On October 25 of this year, the nation troops yet again to the polls in order for citizens to choose their barangay executives and youth leaders. But as writer-analyst Benjie Oliveros noted, these elections are viewed to be of lesser-significance than the preceding one last May. This is certainly deplorable.

It is arguable that the bedrock of local autonomy is the barangay LGU. This is where government can most effectively serve its constituents because it is where government immediately and directly encounters them. For unlike national government offices which also directly provide services, the barangay LGU is supposedly embedded in the very community of the each citizen. And yet, it is also here, at this crucial site of interface between government and the public it serves, that the former is less than successful in achieving its aims.

This is largely because too often, barangay officials become beholden to municipal, provincial, and national political leaders, seeing in them the benefactors or patrons to whom they must submit their fealty. Too often also, municipal, provincial, and national-level politicians see and treat barangay officials as pawns in their own machinations of staying in power. As Oliveros puts it, barangay officials "are the ultimate link to communities and therefore, to votes. Having many barangay officials under a political party's control or influence multiplies its network of campaigners and vote-getters."

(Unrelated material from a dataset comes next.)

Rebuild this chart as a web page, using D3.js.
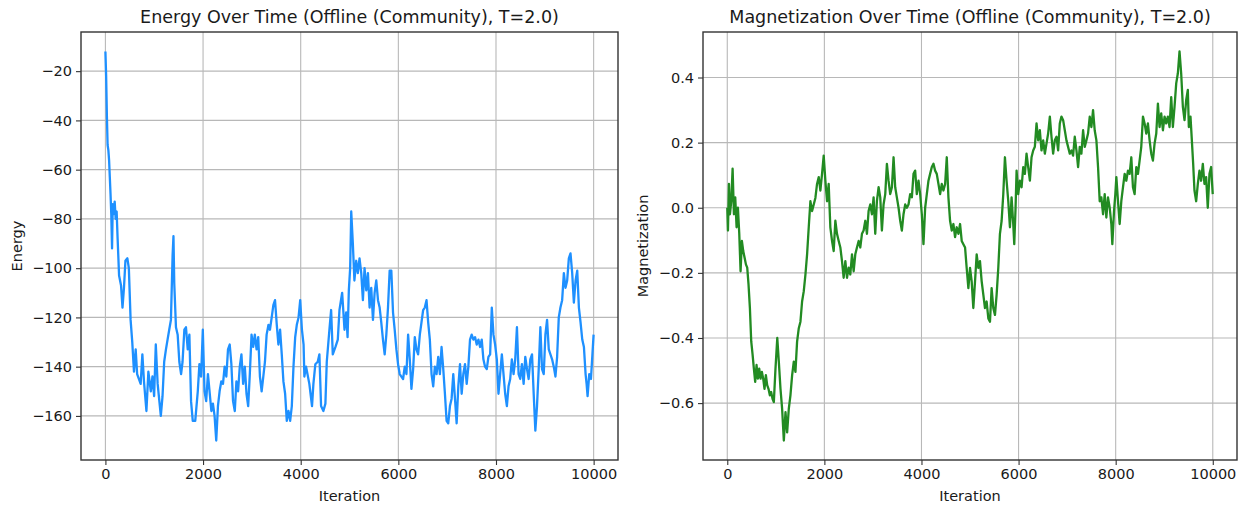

Compounding the matter is the fact that many citizens perceive the barangay and SK elections as an afterthought to the national polls. As a result, these very local elections frequently turn into an exercise in strategy for these political bigwigs, and not the authentic determination by the local community of their political leaders at the grassroots.

It is lost to many of us that the true significance of the barangay and SK elections is in its embodiment of the principles of local autonomy and political decentralization. The barangay LGU is the venue for people's direct participation in deciding on government's programs and policies, as well as monitoring their implementation. The choice of barangay officials-and to a large extent, of SK leaders-is decisive therefore in this regard.

Ultimately, we can leave these local elections in the hands of crafty and manipulative politicos who have their vested interests; or we can, by taking serious consideration of the barangay and SK polls, affirm and exercise more concretely democracy's hallowed tenet: a government by the people, of the people, and for the people.